Por Lucimer Coelho – OAB/GO nº 33.001
Advogada e sócia da Jacó Coelho Advogados. Doutoranda em Ciências Jurídicas pela Universidad del Museo Social – Argentina. Especialização em Direito Público (Direito Constitucional e Direito Administrativo) pela Pontifícia Universidade Católica de Goiás (PUC); MBA Gestão de Seguros e Resseguro (Executivo) pela Escola Nacional de Seguros (FUNENSEG); MBA Gestão Jurídica de Seguro e Resseguro pela FUNENSEG.
A transição para veículos elétricos e autônomos impõe novas e complexas exigências ao Direito Securitário, especialmente no campo da responsabilidade civil. À medida que tecnologias embarcadas substituem, progressivamente, a ação humana na condução de veículos, surgem complexas indagações sobre a alocação de responsabilidades em caso de sinistro. A tradicional imputabilidade do condutor, prevista no art. 186 do Código Civil, encontra limitações quando a causa do dano decorre de falhas sistêmicas, de algoritmos ou de defeitos em componentes eletrônicos. Essa realidade exige um novo olhar do setor securitário sobre os contratos de seguro auto e os modelos de regresso.
No contexto brasileiro, a responsabilidade civil está estruturada sobre a culpa, nos termos do art. 927 do Código Civil. Entretanto, nos casos em que há defeito no produto, aplica-se a responsabilidade objetiva do fornecedor, conforme dispõe o art. 12 do Código de Defesa do Consumidor (Lei nº 8.078/1990). Assim, a depender da origem do evento danoso, a responsabilidade poderá ser atribuída ao condutor, ao fabricante do software de direção autônoma, ao montador do veículo ou à empresa que desenvolveu a infraestrutura de comunicação entre veículos e sistemas de trânsito. O princípio da reparabilidade integral e a teoria do risco do empreendimento fortalecem essa conclusão.

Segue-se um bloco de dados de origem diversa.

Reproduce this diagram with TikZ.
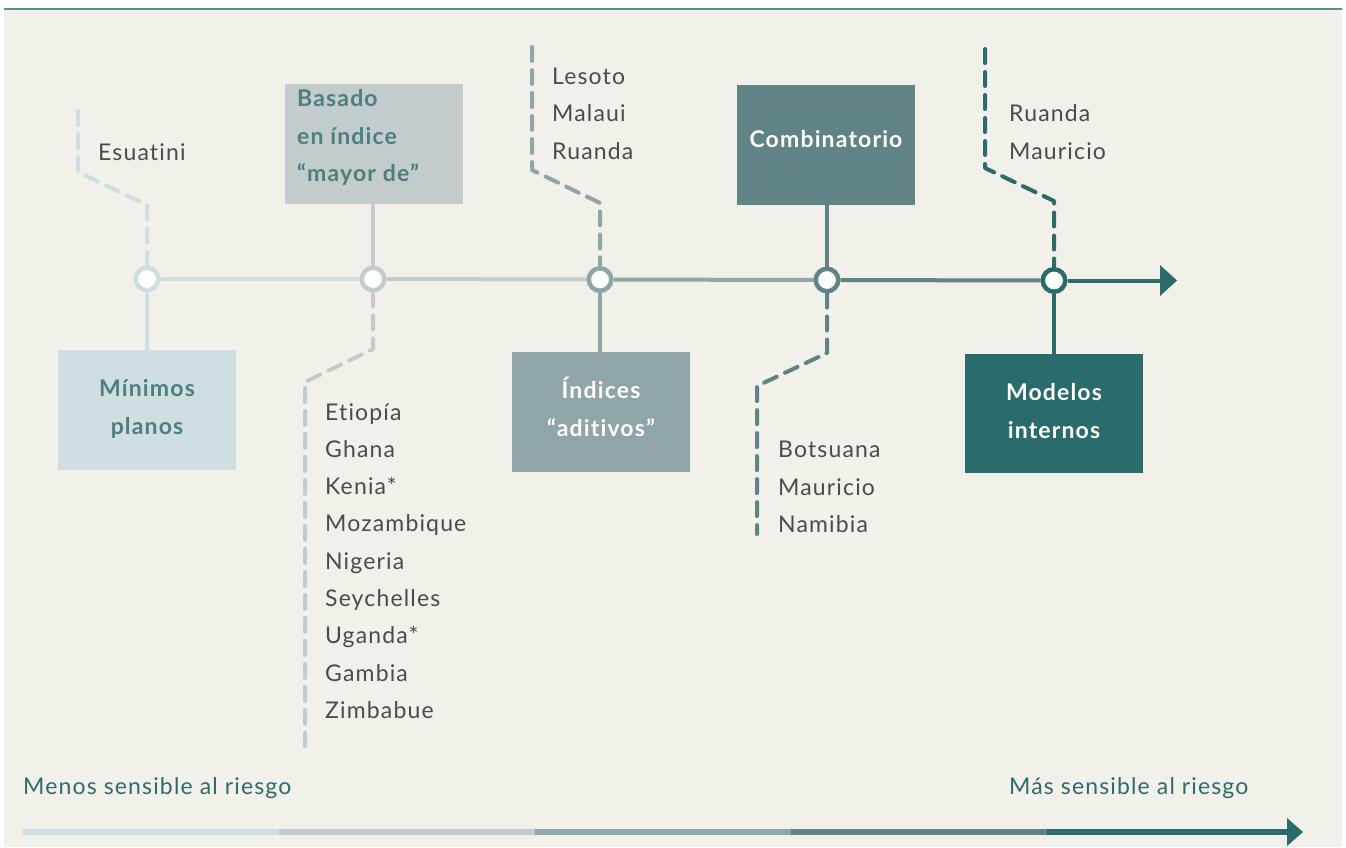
\documentclass[tikz,border=0pt]{standalone}
\usepackage{fontspec}
\setmainfont{Lato}[LetterSpace=5,Ligatures=NoCommon]
\usetikzlibrary{arrows.meta}
\definecolor{bg}{HTML}{F1F0E9}
\definecolor{topc}{HTML}{5E8E8A}
\definecolor{ca}{HTML}{CFDEE0}
\definecolor{cb}{HTML}{C3CCCC}
\definecolor{cc}{HTML}{8FA5A7}
\definecolor{cd}{HTML}{608485}
\definecolor{ce}{HTML}{2A6B6C}
\definecolor{txtg}{HTML}{4B4B4B}
\definecolor{txtt}{HTML}{4E7E7F}
\definecolor{lbl}{HTML}{2E6B6B}
\begin{document}
\begin{tikzpicture}[x=1pt,y=-1pt,
  stagebox/.style={draw=none,minimum width=178pt,minimum height=120pt,inner sep=0pt},
  boxtext/.style={font=\fontsize{23}{38}\selectfont\bfseries,inner sep=0pt,anchor=base},
  cnt/.style={font=\fontsize{23}{38}\selectfont,text=txtg,inner sep=0pt,anchor=base west},
  sidelbl/.style={font=\fontsize{23}{38}\selectfont,text=lbl,inner sep=0pt,anchor=base west},
  stopc/.style={circle,draw,fill=white,line width=4.5pt,minimum size=22.5pt,inner sep=0pt},
  link/.style={line width=4pt},
  dline/.style={line width=4pt,dash pattern=on 14pt off 9pt,line cap=round,line join=round},
  bar/.style={line width=5.5pt}]
\useasboundingbox (0,0) rectangle (1346,847);
\fill[white] (0,0) rectangle (1346,847);
\fill[bg] (4,9) rectangle (1342,847);
\draw[topc,line width=1.5pt] (4,9) -- (1342,9);

% boxes
\node[stagebox,fill=ca] (b1) at (147,410) {};
\node[stagebox,fill=cb] (b2) at (374,144) {};
\node[stagebox,fill=cc] (b3) at (601,412) {};
\node[stagebox,fill=cd] (b4) at (826,145) {};
\node[stagebox,fill=ce,minimum height=119pt] (b5) at (1054,413.5) {};

% box texts
\node[boxtext,text=txtt] (t1a) at (147,396) {Mínimos};
\node[boxtext,text=txtt] (t1b) at (147,434) {planos};
\node[boxtext,text=txtt,anchor=base west] (t2a) at (297,106) {Basado};
\node[boxtext,text=txtt,anchor=base west] (t2b) at (297,144) {en índice};
\node[boxtext,text=txtt,anchor=base west] (t2c) at (297,181) {“mayor de”};
\node[boxtext,text=white] (t3a) at (601,398) {Índices};
\node[boxtext,text=white] (t3b) at (601,436) {“aditivos”};
\node[boxtext,text=white] (t4a) at (826,147) {Combinatorio};
\node[boxtext,text=white] (t5a) at (1054,400) {Modelos};
\node[boxtext,text=white] (t5b) at (1054,438) {internos};

% stops
\node[stopc,draw=ca] (s1) at (147,279) {};
\node[stopc,draw=cb] (s2) at (373,279) {};
\node[stopc,draw=cc] (s3) at (600,279.5) {};
\node[stopc,draw=cd] (s4) at (827,280) {};
\node[stopc,draw=ce] (s5) at (1054,280.5) {};
\coordinate (mend) at (1177,280.5);

% main line
\draw[link,ca] (s1) -- (s2);
\draw[link,cb] (s2) -- (s3);
\draw[link,cc] (s3) -- (s4);
\draw[link,cd] (s4) -- (s5);
\draw[link,ce,-{Triangle[length=17pt,width=30pt]}] (s5) -- (mend);

% solid connectors
\draw[link,ca] (b1.north -| s1) -- (s1);
\draw[link,cb] (b2.south -| s2) -- (s2);
\draw[link,cc] (s3) -- (b3.north -| s3);
\draw[link,cd] (b4.south -| s4) -- (s4);
\draw[link,ce] (s5) -- (b5.north -| s5);

% dashed paths
\coordinate (d1a) at (78,111);
\coordinate (d1b) at (78,172);
\coordinate (d1c) at (147,205);
\draw[dline,ca] (d1a) -- (d1b) -- (d1c) -- (s1.north);

\coordinate (d2a) at (373,349);
\coordinate (d2b) at (305,382);
\coordinate (d2c) at (305,746);
\draw[dline,cb] (s2.south) -- (d2a) -- (d2b) -- (d2c);

\coordinate (d3a) at (532,47);
\coordinate (d3b) at (532,170);
\coordinate (d3c) at (600,203);
\draw[dline,cc] (d3a) -- (d3b) -- (d3c) -- (s3.north);

\coordinate (d4a) at (827,353);
\coordinate (d4b) at (757,386);
\coordinate (d4c) at (757,534);
\draw[dline,cd] (s4.south) -- (d4a) -- (d4b) -- (d4c);

\coordinate (d5a) at (985,49);
\coordinate (d5b) at (985,168);
\coordinate (d5c) at (1054,201);
\draw[dline,ce] (d5a) -- (d5b) -- (d5c) -- (s5.north);

% country lists
\node[cnt] (esw) at (98,160) {Esuatini};

\node[cnt] (lso) at (552,84) {Lesoto};
\node[cnt] (mwi) at (552,121) {Malaui};
\node[cnt] (rwa1) at (552,159) {Ruanda};

\node[cnt] (rwa2) at (1009,121) {Ruanda};
\node[cnt] (mus2) at (1009,159) {Mauricio};

\foreach \c [count=\i] in {Etiopía,Ghana,Kenia*,Mozambique,Nigeria,Seychelles,Uganda*,Gambia,Zimbabue}
  \node[cnt] (lst\i) at (325,{420+37.3*(\i-1)}) {\c};

\node[cnt] (bwa) at (778,457) {Botsuana};
\node[cnt] (mus1) at (778,495) {Mauricio};
\node[cnt] (nam) at (778,532) {Namibia};

% bottom scale
\node[sidelbl] (less) at (23,794) {Menos sensible al riesgo};
\node[sidelbl] (more) at (1009,794) {Más sensible al riesgo};

\coordinate (q0) at (23,832);
\coordinate (q1) at (279,832);
\coordinate (q2) at (535,832);
\coordinate (q3) at (791,832);
\coordinate (q4) at (1047,832);
\coordinate (q5) at (1303,832);
\draw[bar,ca] (q0) -- (q1);
\draw[bar,cb] (q1) -- (q2);
\draw[bar,cc] (q2) -- (q3);
\draw[bar,cd] (q3) -- (q4);
\draw[bar,ce,-{Triangle[length=16pt,width=27pt]}] (q4) -- (q5);
\end{tikzpicture}
\end{document}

Ainda que a regulação brasileira sobre veículos autônomos e elétricos esteja em fase embrionária, o avanço tecnológico já impõe uma reconfiguração do raciocínio jurídico em matéria de responsabilidade civil. A substituição da condução humana por sistemas automatizados e algoritmos de decisão levanta a necessidade de rever a centralidade do condutor como polo passivo exclusivo nos eventos de sinistro. Com a complexificação da cadeia técnica — que envolve montadoras, desenvolvedores de software, integradores de sensores e até fornecedores de infraestrutura urbana inteligente —, o enfoque passa a recair sobre a responsabilização dos entes que compõem o ecossistema de automação. Essa nova configuração exige do mercado segurador um reexame dos limites contratuais da cobertura, das hipóteses de exclusão e, especialmente, das possibilidades de regresso em face de terceiros tecnicamente responsáveis pelo defeito ou falha que deu causa ao dano.
A regulamentação de padrões técnicos para veículos automatizados e elétricos, ainda em construção no Brasil, também influenciará a forma como os sinistros serão interpretados e apurados. A atuação da Superintendência de Seguros Privados (SUSEP) e do Conselho Nacional de Trânsito (CONTRAN) na definição de parâmetros regulatórios e de segurança será determinante para o equilíbrio da equação atuarial. Para as seguradoras, torna-se estratégico monitorar os avanços legislativos e técnicos, além de adaptar os produtos existentes à nova realidade de risco.
Não menos relevante é a questão da prova pericial nos casos de colisão ou danos envolvendo tecnologia embarcada. A apuração da responsabilidade demandará conhecimento técnico especializado e ferramentas capazes de identificar se o sinistro decorreu de falha humana, erro de software, defeito de fabricação ou mesmo de interferência externa (como ataques cibernéticos). Este é um ponto sensível também para o Judiciário, que precisará estabelecer parâmetros para produção e valoração dessas provas.
Do ponto de vista contratual, o setor deve avaliar a inclusão de cláusulas que delimitam, com maior precisão, os riscos cobertos e as situações de exclusão, com observância aos princípios do dever de informação e da transparência (arts. 46 e 47 do CDC), e da boa-fé objetiva (art. 422 do CC). A segurança jurídica das relações securitárias dependerá do alinhamento entre os avanços tecnológicos e a capacidade do setor em mitigar riscos, redigir contratos coerentes com a realidade tecnológica e manter reservas técnicas compatíveis com os novos cenários.
Nesse novo paradigma, é fundamental que as seguradoras adotem uma postura proativa, antecipando-se aos riscos, incorporando tecnologias de monitoramento e firmando parcerias com fornecedores de dados veiculares. A transformação do mercado automobilístico é também um convite à inovação jurídica e à revisão de modelos tradicionais de responsabilização, exigindo do setor segurador um reposicionamento estratégico diante da mobilidade do futuro.